Possibly from Latin 'os/oris' meaning mouth or speech, or a variant of Horace.
Oris carries the quiet authority of Latin in its bones: the word "os," genitive "oris," means mouth, face, or utterance in classical Latin — the organ of speech and identity. Whether the given name descends directly from this root or arose as a regional phonetic variant of Horace (itself derived from the Roman gens Horatia, of uncertain Etruscan origin), it radiates a certain old-world gravitas that its brevity belies. The Swiss watchmaker Oris, founded in 1904, borrowed the name from a local village, lending it an additional association with precision craftsmanship and quiet luxury.

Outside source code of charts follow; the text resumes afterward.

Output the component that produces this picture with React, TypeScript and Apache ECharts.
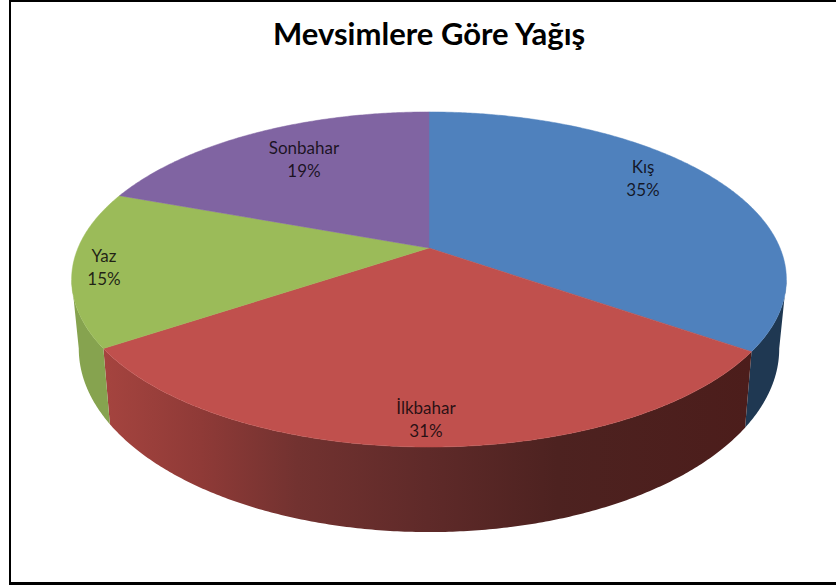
import React, { useEffect, useRef } from "react";
import * as echarts from "echarts";

const titleText = "Mevsimlere Göre Yağış";
const seasons = ["Kış", "İlkbahar", "Yaz", "Sonbahar"];
const rainShare = [34.7, 30.9, 15, 19.4];
const faceColors = ["#4F81BD", "#C0504D", "#9BBB59", "#8064A2"];
const labelAnchors = [[643, 178], [426, 419], [104, 267], [304, 159]];

const CX = 429;
const APEX_Y = 248;
const K = -0.188;
const A = 115;
const S = 351;
const VISIBLE_FROM = 100.8;
const VISIBLE_TO = 259.2;

const rad = (d: number) => (d * Math.PI) / 180;
function top(deg: number): number[] {
  const x = Math.sin(rad(deg));
  const y = -Math.cos(rad(deg));
  const den = 1 + K * y;
  return [CX + (S * x) / den, (A * y + APEX_Y) / den];
}
function bottom(deg: number): number[] {
  const p = top(deg);
  return [CX + 0.98 * (p[0] - CX), 428 + 1.095 * (p[1] - 352)];
}
function arc(a: number, b: number, f: (d: number) => number[]) {
  const n = Math.max(2, Math.ceil(Math.abs(b - a) * 2));
  const pts: number[][] = [];
  for (let i = 0; i <= n; i++) pts.push(f(a + ((b - a) * i) / n));
  return pts;
}
function sideFill(i: number): any {
  if (i === 0) return "#1F3852";
  if (i === 2) return "#86A34F";
  return new echarts.graphic.LinearGradient(0, 0, 1, 0, [
    { offset: 0, color: "#A5443F" },
    { offset: 0.15, color: "#8F3A37" },
    { offset: 0.3, color: "#723230" },
    { offset: 0.5, color: "#5F2A29" },
    { offset: 0.7, color: "#4D2220" },
    { offset: 1, color: "#4C1D1B" },
  ]);
}

export default function App() {
  const ref = useRef<HTMLDivElement>(null);
  useEffect(() => {
    document.body.style.margin = "0";
    const chart = echarts.init(ref.current!, null, { renderer: "svg" });
    const total = rainShare.reduce((a, b) => a + b, 0);
    const starts: number[] = [];
    rainShare.reduce((acc, v, i) => {
      starts[i] = (acc / total) * 360;
      return acc + v;
    }, 0);
    const renderItem = (params: any, api: any) => {
      const i = params.dataIndex;
      const a0 = starts[i];
      const a1 = a0 + (api.value(0) / total) * 360;
      const children: any[] = [];
      const s0 = Math.max(a0, VISIBLE_FROM);
      const s1 = Math.min(a1, VISIBLE_TO);
      if (s1 > s0) {
        children.push({
          type: "polygon",
          shape: { points: [...arc(s0, s1, top), ...arc(s1, s0, bottom)] },
          style: { fill: sideFill(i), stroke: "none" },
        });
      }
      children.push({
        type: "polygon",
        shape: { points: [[CX, APEX_Y], ...arc(a0, a1, top)] },
        style: { fill: faceColors[i], stroke: faceColors[i], lineWidth: 0.5 },
      });
      const [lx, ly] = labelAnchors[i];
      children.push({
        type: "text",
        z2: 10,
        style: {
          x: lx,
          y: ly,
          text: `${seasons[i]}\n${Math.round((api.value(0) / total) * 100)}%`,
          fill: "rgba(10,5,10,0.85)",
          font: '17px Lato, "Noto Sans", sans-serif',
          lineHeight: 23,
          align: "center",
          verticalAlign: "middle",
        },
      });
      return { type: "group", children };
    };
    const black = { fill: "#000" };
    chart.setOption({
      animation: false,
      backgroundColor: "#ffffff",
      title: {
        text: titleText,
        left: 268,
        top: 12,
        textStyle: { fontFamily: "Lato, sans-serif", fontWeight: "bold", fontSize: 31, color: "#000" },
      },
      graphic: [
        { type: "rect", shape: { x: 9, y: 0, width: 827, height: 2 }, style: black, silent: true },
        { type: "rect", shape: { x: 9, y: 0, width: 2, height: 585 }, style: black, silent: true },
        { type: "rect", shape: { x: 9, y: 582, width: 827, height: 3 }, style: black, silent: true },
      ],
      series: [
        {
          type: "custom",
          coordinateSystem: "none",
          renderItem,
          data: rainShare.map((v) => [v]),
          silent: true,
        },
      ],
    });
    return () => chart.dispose();
  }, []);
  return <div ref={ref} style={{ width: 836, height: 585 }} />;
}
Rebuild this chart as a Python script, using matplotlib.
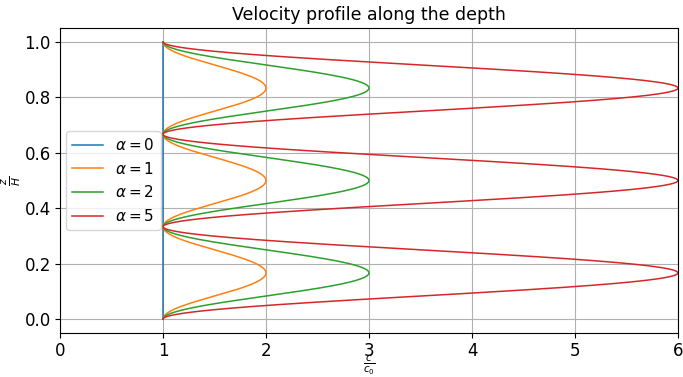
import numpy as np
import matplotlib
matplotlib.use("Agg")
import matplotlib.pyplot as plt

# Stratification strengths for the velocity profiles
alphas = [0, 1, 2, 5]
labels = [r"$\alpha = 0$", r"$\alpha = 1$", r"$\alpha = 2$", r"$\alpha = 5$"]
n_layers = 3  # number of oscillations over the depth

z = np.linspace(0.0, 1.0, 2000)

fig = plt.figure(figsize=(6.83, 3.77), dpi=100)
ax = fig.add_axes([60 / 683, 1 - 333 / 377, 618 / 683, 305 / 377])

for a, lab in zip(alphas, labels):
    c = 1.0 + a * np.sin(n_layers * np.pi * z) ** 2
    ax.plot(c, z, lw=1.1, label=lab)

ax.set_xlim(0, 6)
ax.set_ylim(-0.05, 1.05)
ax.grid(True, color="#b0b0b0", lw=0.8)
ax.tick_params(labelsize=12, pad=3)
ax.set_title("Velocity profile along the depth", fontsize=12.5)
ax.set_xlabel(r"$\frac{c}{c_0}$", fontsize=10.5, va="center")
ax.xaxis.set_label_coords(0.5, -0.108)
ax.set_ylabel(r"$\frac{z}{H}$", fontsize=11, labelpad=1)
ax.legend(loc="center left", fontsize=11, borderaxespad=0.4)

fig.savefig("out.png", dpi=100)
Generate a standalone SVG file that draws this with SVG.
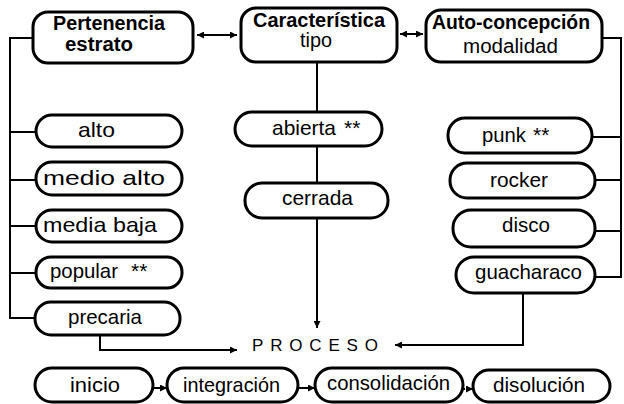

As a personal name, Oris surfaces most visibly in early-to-mid twentieth century African American naming traditions in the American South, where classical-sounding names ending in -s were prized for the dignity and aspiration they conveyed. It appears in church records, military rolls, and census data from that era as a name given to sons whose parents envisioned lives of substance and respectability. Jazz and blues lineages occasionally surface an Oris or two, names passed within families like heirlooms.
Today Oris is genuinely rare — rare enough to feel like a discovery rather than a revival. Its two crisp syllables and confident ending give it a stature that more common names sometimes lack. For parents drawn to names with classical underpinnings but wary of the overuse of Oliver or Oscar, Oris offers a path that is learned without being showy, distinctive without being invented.